How do you somehow magically turn into a guy who has a distinct moral compass and wants nothing more than to be accepted? Why would you not decide to become god of the planet when you were fifteen? What’s to stop you? At the least you could get a nice-sized cult going. At the very very least since you look like Henry Cavill and you can lift an entire building how are you not making some serious time with the ladies?
And the movie doesn’t answer the question it goes out of its way to pose. Superman is good and we don’t know why. Because despite all that crap about being from Krypton, and growing up in Kansas, and…whatever that was with Pa Kent and the twister, Superman in this movie doesn’t really have an origin story. We know where he came from, but we don’t know how he got here.
In contrast look at some other super hero origins we’ve seen recently. Tony Stark was a millionaire douche who was forced to face his results of his douchery and through that process resolved to reverse the evil he had unleashed on the world. Thor was a arrogant man-child with the powers of a god who was stripped of those powers and banished from his home to a alien world where he learned humility and protected the citizens of that world. Batman was super rich and his parents were killed in front of him but he was still super rich and now he’s all martial arts and stuff but there’s a dark side that he has to keep in check or something and…look I’m really not that big of a DC guy to be honest.
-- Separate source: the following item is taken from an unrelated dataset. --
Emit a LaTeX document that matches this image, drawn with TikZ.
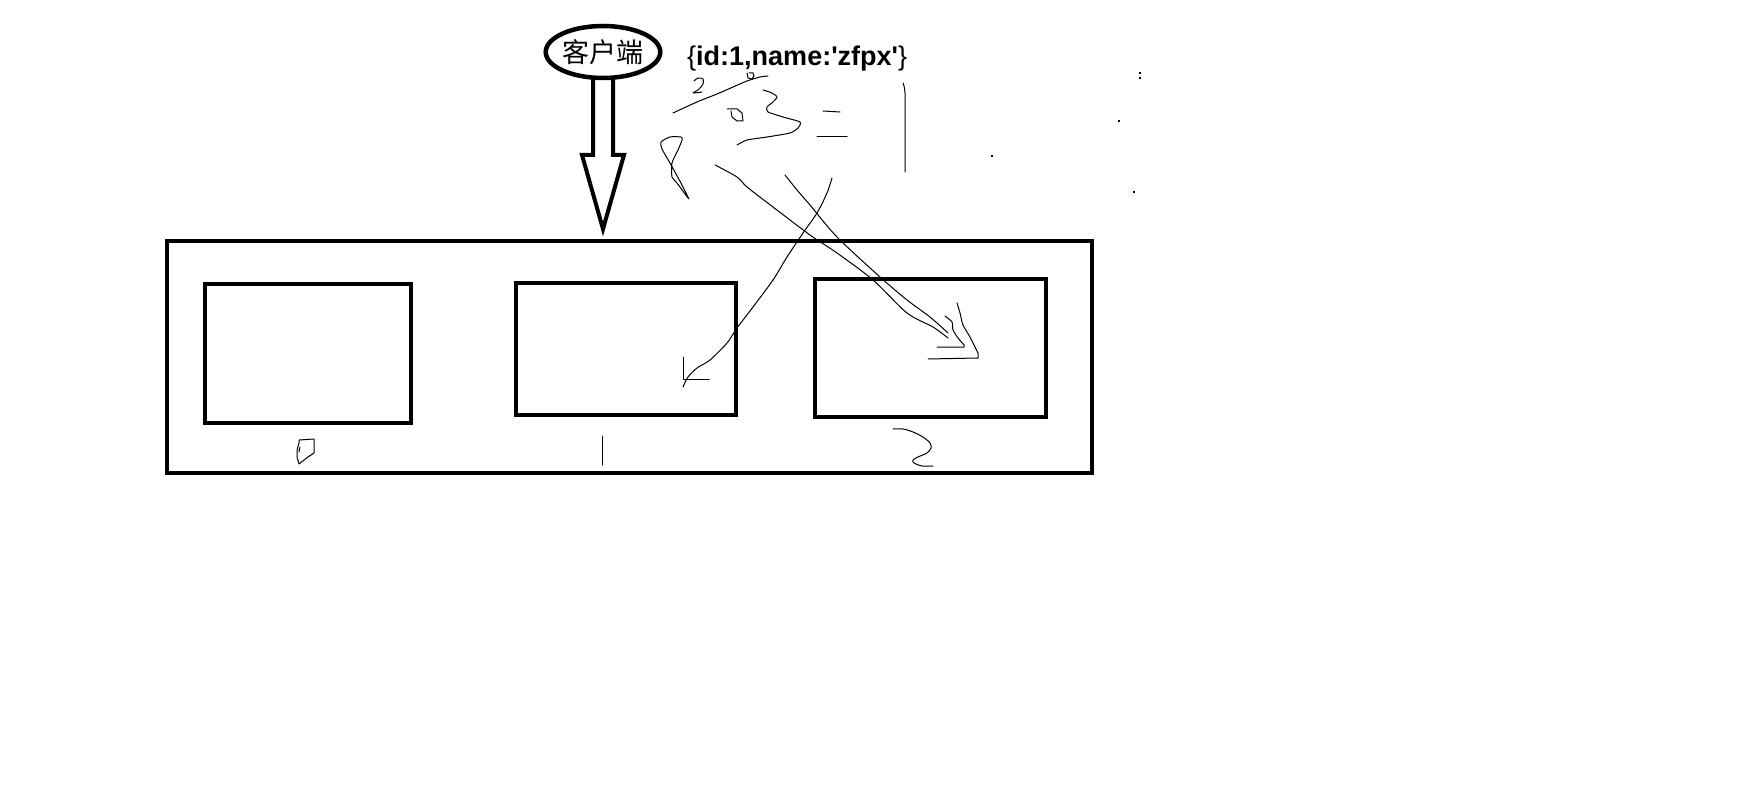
\documentclass[tikz,border=0pt]{standalone}
\usepackage{fontspec}
\newfontfamily\datafont{Liberation Sans}
\newfontfamily\cjk{Noto Sans CJK SC}
\usetikzlibrary{shapes.geometric,calc}
\begin{document}
\begin{tikzpicture}[x=1pt,y=-1pt,
  heavybox/.style={draw, rectangle, line width=4.5pt, inner sep=0pt, outer sep=0pt},
  pen/.style={line width=1pt, line join=round, line cap=round},
  dotmark/.style={fill=black, inner sep=0pt, minimum size=1.6pt, shape=rectangle}
]
\useasboundingbox (0,0) rectangle (1745,802);
\fill[white] (0,0) rectangle (1745,802);

% boxes
\node[heavybox, minimum width=925pt, minimum height=232pt] (outer) at (629.5,357) {};
\node[heavybox, minimum width=206pt, minimum height=139pt] (box0) at (308,353.5) {};
\node[heavybox, minimum width=220pt, minimum height=132pt] (box1) at (626,349) {};
\node[heavybox, minimum width=231pt, minimum height=138pt] (box2) at (930.5,348) {};

% client ellipse
\node[draw, ellipse, line width=4.5pt, minimum width=106pt, minimum height=52pt,
      inner sep=0pt, outer sep=0pt, font=\cjk\fontsize{27}{27}\selectfont] (client) at (603,52) {客户端};

% hollow arrow
\coordinate (tip) at ($(client.south |- outer.north)+(0,-12)$);
\draw[line width=4pt, line join=miter]
  ($(client.south)+(-10,0)$) -- ($(client.south)+(-10,77)$) -- ($(client.south)+(-21,77)$)
  -- (tip) -- ($(client.south)+(21,77)$) -- ($(client.south)+(10,77)$) -- ($(client.south)+(10,0)$);

% data text
\node[anchor=base west, inner sep=0pt, font=\datafont\fontsize{27}{30}\selectfont] (data) at (687,66)
  {\{\textbf{id:1,name:'zfpx'}\}};

% scribbles near the text
\draw[pen] plot[smooth, tension=0.5] coordinates {(694,81) (698,78) (703,79) (703,84) (698,90) (693,93) (702,92)};
\draw[pen] plot[smooth, tension=0.5] coordinates {(673,113) (697,102) (717,94) (733,87) (747,81) (760,77) (768,76)};
\draw[pen] (747,73) -- (748,78) -- (752,79) -- (754,76) -- (753,73) -- (749,73);
\draw[pen] (727,109) -- (737,109) -- (742,113) -- (743,121) -- (737,121) -- (732,117) -- (731,111);
\draw[pen] plot[smooth, tension=0.4] coordinates {(763,90) (772,93) (777,97) (773,102) (767,107) (768,112) (783,117) (800,122) (798,128) (790,133) (767,137) (747,140) (737,145)};
\draw[pen] (823,111) -- (840,112);
\draw[pen] (817,137) -- (847,137);
\draw[pen] plot[smooth, tension=0.5] coordinates {(903,83) (905,93) (905,130) (905,172)};
\draw[pen] plot[smooth, tension=0.4] coordinates {(688,198) (677,183) (672,177) (672,163) (678,150) (682,140) (681,137) (670,137) (661,142) (662,149) (670,163) (682,185) (689,199)};

% scribbled arrow to box 2 (double stroke)
\draw[pen] plot[smooth, tension=0.5] coordinates {(715,165) (737,177) (747,187) (773,207) (810,235) (837,253) (873,280) (907,313) (933,327) (948,338)};
\draw[pen] plot[smooth, tension=0.5] coordinates {(785,175) (797,190) (810,205) (837,237) (880,277) (907,300) (930,317) (948,333)};
\draw[pen] plot[smooth, tension=0.4] coordinates {(945,316) (952,322) (953,330) (958,338) (964,345)} -- (964,347) -- (937,347);
\draw[pen] plot[smooth, tension=0.4] coordinates {(957,303) (960,313) (963,325) (970,337) (975,347) (978,353)} -- (978,358) -- (928,359);

% scribbled arrow to box 1
\draw[pen] plot[smooth, tension=0.5] coordinates {(832,178) (827,193) (817,213) (803,233) (787,257) (773,280) (753,307) (737,328) (727,343) (710,360) (697,368) (688,377) (683,387)};
\draw[pen] (683,357) -- (683,379) -- (709,379);

% handwritten labels under the boxes
\draw[pen] (299,440) -- (314,439) -- (314,453) -- (308,457) -- (299,464) -- (297,457) -- (297,450) -- (299,443) -- (299,440);
\draw[pen] (300,447) -- (299,452);
\draw[pen] (602,436) -- (602,465);
\draw[pen] plot[smooth, tension=0.5] coordinates {(893,429) (903,429) (913,432) (923,437) (930,443) (931,448) (927,453) (918,457) (913,460) (914,463) (922,466) (933,466)};

% stray dots
\node[dotmark] (d1) at (1140,73) {};
\node[dotmark] (d2) at (1140,78) {};
\node[dotmark] (d3) at (1119,121) {};
\node[dotmark] (d4) at (1134,192) {};
\node[dotmark] (d5) at (992,156) {};
\end{tikzpicture}
\end{document}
Point being, we get a sense of who these guys are though the telling of who they were. At it’s very core an origin story is nothing more than a character arc, the process of becoming. And Man of Steel has none of that. Superman doesn’t become. Superman is.
And maybe that’s ultimately okay. All that complaining about story mechanics and the lack of character arc, that’s all well and good, but it’s not the end of the story. Because our heroes embody the people we want to be. They’re about the ideals we set for ourselves, the thing we want to become.
We’ve lost a lot of that in this the age of deconstruction. We’ve rejected the ideal for the real, abandoned optimism for cynicism. These days at best our heroes represent who we are. At worst they’re testosterone-fueled wish-fulfillment fantasies every bit as empty as Twilight.
So many films today are dark and edgy. Man of Steel isn’t. It is a light, even if it doesn’t mean to be, and it blinds our cynical eyes.
Superman’s “problem” is that he’s innately good. And that feels wrong on some level because people aren’t innately good.
But as a hero, as someone we created to look up to, he’s still the best there is. Because if our heroes take the form of the people we want to be, if they are the ideal we want to reach, we could do a lot worse than Boy Scout Space Jesus.